* **AIM OF THE TASK**:
Skip every image and restate the data word for word.

* **DATASET EXCERPT**:

***

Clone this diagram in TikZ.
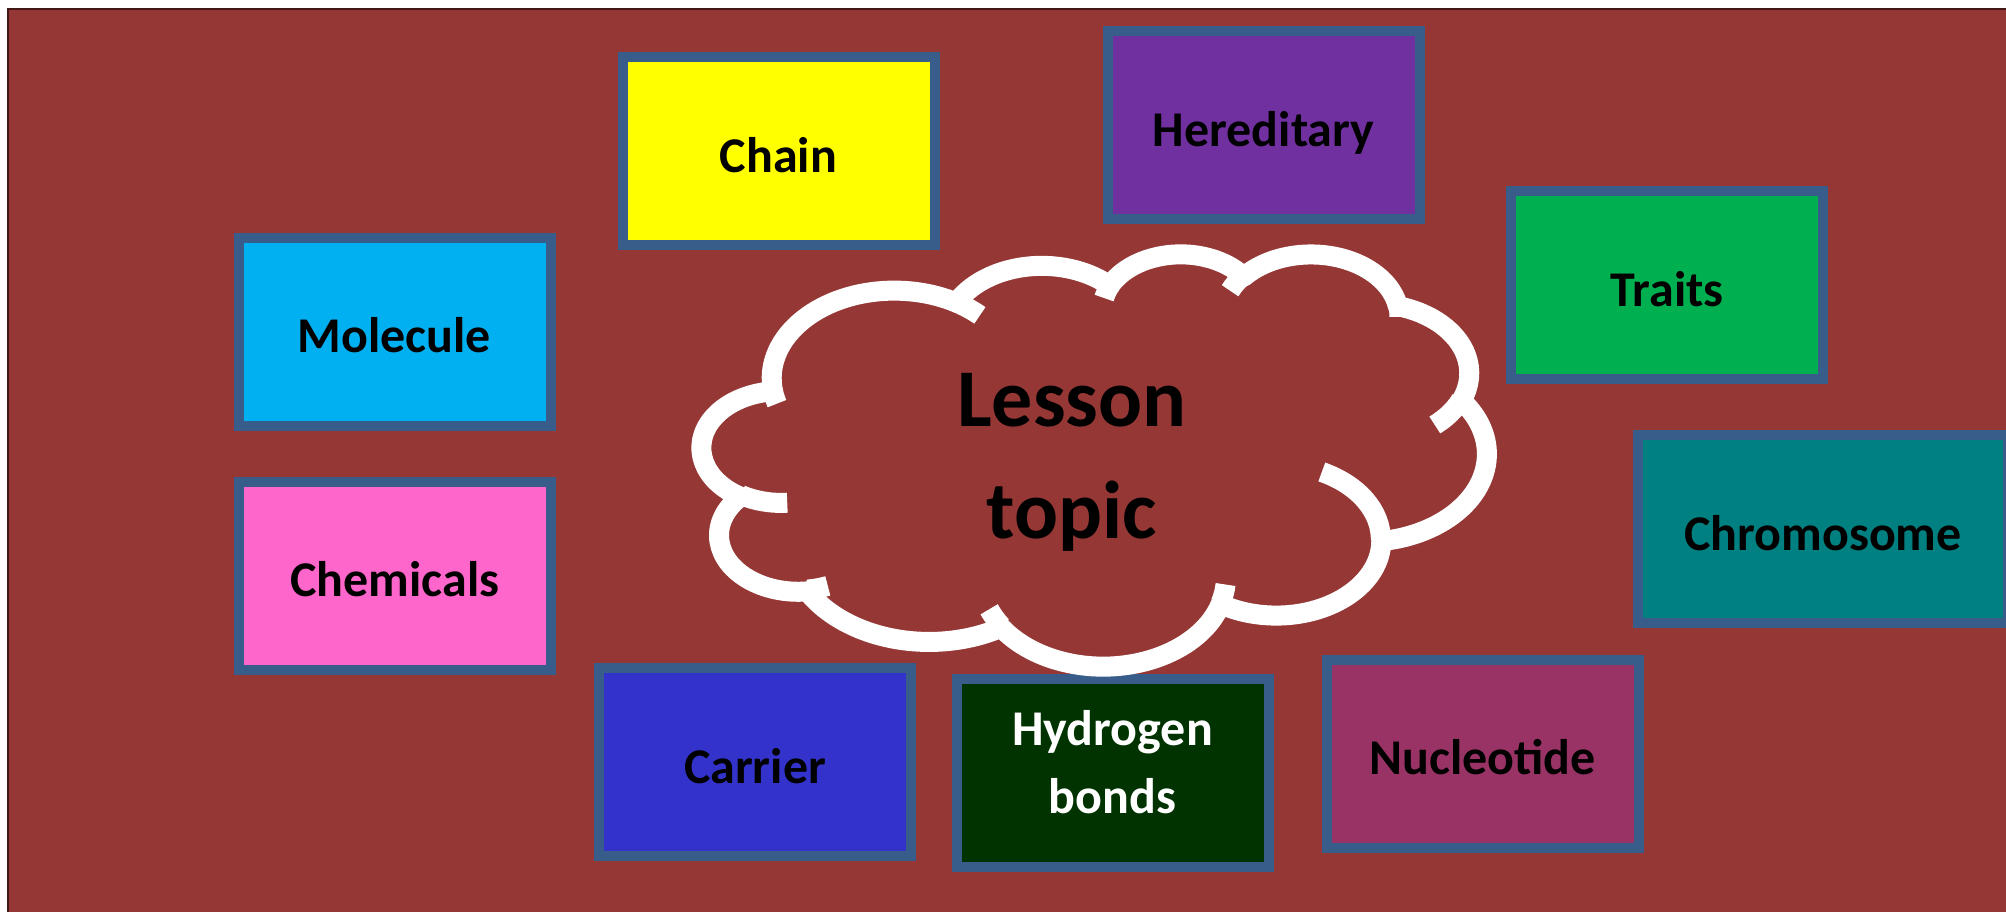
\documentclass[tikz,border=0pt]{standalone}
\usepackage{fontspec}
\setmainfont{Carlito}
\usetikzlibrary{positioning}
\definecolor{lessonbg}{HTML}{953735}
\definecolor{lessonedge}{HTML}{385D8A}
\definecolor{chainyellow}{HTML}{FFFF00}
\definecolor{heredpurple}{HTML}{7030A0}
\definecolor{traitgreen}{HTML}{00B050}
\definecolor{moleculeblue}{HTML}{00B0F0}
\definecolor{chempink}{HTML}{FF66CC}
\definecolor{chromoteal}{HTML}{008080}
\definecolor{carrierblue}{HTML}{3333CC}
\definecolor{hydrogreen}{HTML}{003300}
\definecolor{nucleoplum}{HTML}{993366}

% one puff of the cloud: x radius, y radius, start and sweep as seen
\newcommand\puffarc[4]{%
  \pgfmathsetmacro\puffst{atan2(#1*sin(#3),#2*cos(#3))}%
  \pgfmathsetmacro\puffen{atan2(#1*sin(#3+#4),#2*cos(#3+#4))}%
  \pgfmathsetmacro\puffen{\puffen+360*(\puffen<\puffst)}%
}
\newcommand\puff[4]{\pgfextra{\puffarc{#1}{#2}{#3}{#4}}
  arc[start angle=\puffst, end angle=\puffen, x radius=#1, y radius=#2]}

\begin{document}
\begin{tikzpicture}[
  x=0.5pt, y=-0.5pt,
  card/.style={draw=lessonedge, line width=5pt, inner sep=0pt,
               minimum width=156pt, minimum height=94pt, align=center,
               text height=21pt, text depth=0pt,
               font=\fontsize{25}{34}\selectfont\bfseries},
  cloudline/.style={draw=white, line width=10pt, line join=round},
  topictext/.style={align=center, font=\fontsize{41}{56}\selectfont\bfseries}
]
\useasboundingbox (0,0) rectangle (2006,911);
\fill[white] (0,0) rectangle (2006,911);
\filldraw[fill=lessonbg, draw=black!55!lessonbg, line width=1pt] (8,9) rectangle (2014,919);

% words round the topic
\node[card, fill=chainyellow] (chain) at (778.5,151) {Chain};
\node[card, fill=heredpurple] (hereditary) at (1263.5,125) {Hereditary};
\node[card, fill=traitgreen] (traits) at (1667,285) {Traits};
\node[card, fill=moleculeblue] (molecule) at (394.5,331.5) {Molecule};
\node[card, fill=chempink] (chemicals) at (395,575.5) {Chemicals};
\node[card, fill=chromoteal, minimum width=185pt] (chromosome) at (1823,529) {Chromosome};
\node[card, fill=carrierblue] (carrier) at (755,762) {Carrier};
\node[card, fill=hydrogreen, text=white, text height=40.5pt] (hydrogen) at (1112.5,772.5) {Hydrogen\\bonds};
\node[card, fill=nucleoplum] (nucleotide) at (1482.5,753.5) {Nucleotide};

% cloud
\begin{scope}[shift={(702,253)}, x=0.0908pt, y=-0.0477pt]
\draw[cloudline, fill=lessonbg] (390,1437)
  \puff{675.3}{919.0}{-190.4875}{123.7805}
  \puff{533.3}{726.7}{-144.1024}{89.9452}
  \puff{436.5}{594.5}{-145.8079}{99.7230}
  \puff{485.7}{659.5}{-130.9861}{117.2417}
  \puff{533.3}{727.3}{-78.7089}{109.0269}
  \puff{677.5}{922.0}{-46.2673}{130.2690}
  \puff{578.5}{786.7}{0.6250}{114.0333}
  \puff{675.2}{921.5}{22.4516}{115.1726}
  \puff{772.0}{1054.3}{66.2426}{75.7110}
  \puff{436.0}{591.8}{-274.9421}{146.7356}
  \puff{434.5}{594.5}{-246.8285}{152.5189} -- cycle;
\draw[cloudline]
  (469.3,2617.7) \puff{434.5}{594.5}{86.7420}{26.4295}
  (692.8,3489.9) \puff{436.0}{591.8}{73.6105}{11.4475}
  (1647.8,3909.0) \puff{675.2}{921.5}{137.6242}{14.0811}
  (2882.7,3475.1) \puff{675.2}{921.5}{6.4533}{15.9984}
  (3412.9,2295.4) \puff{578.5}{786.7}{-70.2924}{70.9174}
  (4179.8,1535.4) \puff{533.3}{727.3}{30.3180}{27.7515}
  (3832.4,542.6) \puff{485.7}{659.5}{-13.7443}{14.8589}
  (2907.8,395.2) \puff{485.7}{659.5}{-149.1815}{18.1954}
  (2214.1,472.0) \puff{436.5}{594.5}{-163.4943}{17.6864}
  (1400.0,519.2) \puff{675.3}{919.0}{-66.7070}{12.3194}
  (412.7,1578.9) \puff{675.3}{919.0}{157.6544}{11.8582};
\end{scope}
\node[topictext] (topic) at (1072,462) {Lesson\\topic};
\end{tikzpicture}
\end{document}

***

* **ANSWER TO THE EXERCISE**:
Clone this diagram in TikZ.
\documentclass[tikz,border=0pt]{standalone}
\usepackage{fontspec}
\setmainfont{Carlito}
\usetikzlibrary{positioning}
\definecolor{lessonbg}{HTML}{953735}
\definecolor{lessonedge}{HTML}{385D8A}
\definecolor{chainyellow}{HTML}{FFFF00}
\definecolor{heredpurple}{HTML}{7030A0}
\definecolor{traitgreen}{HTML}{00B050}
\definecolor{moleculeblue}{HTML}{00B0F0}
\definecolor{chempink}{HTML}{FF66CC}
\definecolor{chromoteal}{HTML}{008080}
\definecolor{carrierblue}{HTML}{3333CC}
\definecolor{hydrogreen}{HTML}{003300}
\definecolor{nucleoplum}{HTML}{993366}

% one puff of the cloud: x radius, y radius, start and sweep as seen
\newcommand\puffarc[4]{%
  \pgfmathsetmacro\puffst{atan2(#1*sin(#3),#2*cos(#3))}%
  \pgfmathsetmacro\puffen{atan2(#1*sin(#3+#4),#2*cos(#3+#4))}%
  \pgfmathsetmacro\puffen{\puffen+360*(\puffen<\puffst)}%
}
\newcommand\puff[4]{\pgfextra{\puffarc{#1}{#2}{#3}{#4}}
  arc[start angle=\puffst, end angle=\puffen, x radius=#1, y radius=#2]}

\begin{document}
\begin{tikzpicture}[
  x=0.5pt, y=-0.5pt,
  card/.style={draw=lessonedge, line width=5pt, inner sep=0pt,
               minimum width=156pt, minimum height=94pt, align=center,
               text height=21pt, text depth=0pt,
               font=\fontsize{25}{34}\selectfont\bfseries},
  cloudline/.style={draw=white, line width=10pt, line join=round},
  topictext/.style={align=center, font=\fontsize{41}{56}\selectfont\bfseries}
]
\useasboundingbox (0,0) rectangle (2006,911);
\fill[white] (0,0) rectangle (2006,911);
\filldraw[fill=lessonbg, draw=black!55!lessonbg, line width=1pt] (8,9) rectangle (2014,919);

% words round the topic
\node[card, fill=chainyellow] (chain) at (778.5,151) {Chain};
\node[card, fill=heredpurple] (hereditary) at (1263.5,125) {Hereditary};
\node[card, fill=traitgreen] (traits) at (1667,285) {Traits};
\node[card, fill=moleculeblue] (molecule) at (394.5,331.5) {Molecule};
\node[card, fill=chempink] (chemicals) at (395,575.5) {Chemicals};
\node[card, fill=chromoteal, minimum width=185pt] (chromosome) at (1823,529) {Chromosome};
\node[card, fill=carrierblue] (carrier) at (755,762) {Carrier};
\node[card, fill=hydrogreen, text=white, text height=40.5pt] (hydrogen) at (1112.5,772.5) {Hydrogen\\bonds};
\node[card, fill=nucleoplum] (nucleotide) at (1482.5,753.5) {Nucleotide};

% cloud
\begin{scope}[shift={(702,253)}, x=0.0908pt, y=-0.0477pt]
\draw[cloudline, fill=lessonbg] (390,1437)
  \puff{675.3}{919.0}{-190.4875}{123.7805}
  \puff{533.3}{726.7}{-144.1024}{89.9452}
  \puff{436.5}{594.5}{-145.8079}{99.7230}
  \puff{485.7}{659.5}{-130.9861}{117.2417}
  \puff{533.3}{727.3}{-78.7089}{109.0269}
  \puff{677.5}{922.0}{-46.2673}{130.2690}
  \puff{578.5}{786.7}{0.6250}{114.0333}
  \puff{675.2}{921.5}{22.4516}{115.1726}
  \puff{772.0}{1054.3}{66.2426}{75.7110}
  \puff{436.0}{591.8}{-274.9421}{146.7356}
  \puff{434.5}{594.5}{-246.8285}{152.5189} -- cycle;
\draw[cloudline]
  (469.3,2617.7) \puff{434.5}{594.5}{86.7420}{26.4295}
  (692.8,3489.9) \puff{436.0}{591.8}{73.6105}{11.4475}
  (1647.8,3909.0) \puff{675.2}{921.5}{137.6242}{14.0811}
  (2882.7,3475.1) \puff{675.2}{921.5}{6.4533}{15.9984}
  (3412.9,2295.4) \puff{578.5}{786.7}{-70.2924}{70.9174}
  (4179.8,1535.4) \puff{533.3}{727.3}{30.3180}{27.7515}
  (3832.4,542.6) \puff{485.7}{659.5}{-13.7443}{14.8589}
  (2907.8,395.2) \puff{485.7}{659.5}{-149.1815}{18.1954}
  (2214.1,472.0) \puff{436.5}{594.5}{-163.4943}{17.6864}
  (1400.0,519.2) \puff{675.3}{919.0}{-66.7070}{12.3194}
  (412.7,1578.9) \puff{675.3}{919.0}{157.6544}{11.8582};
\end{scope}
\node[topictext] (topic) at (1072,462) {Lesson\\topic};
\end{tikzpicture}
\end{document}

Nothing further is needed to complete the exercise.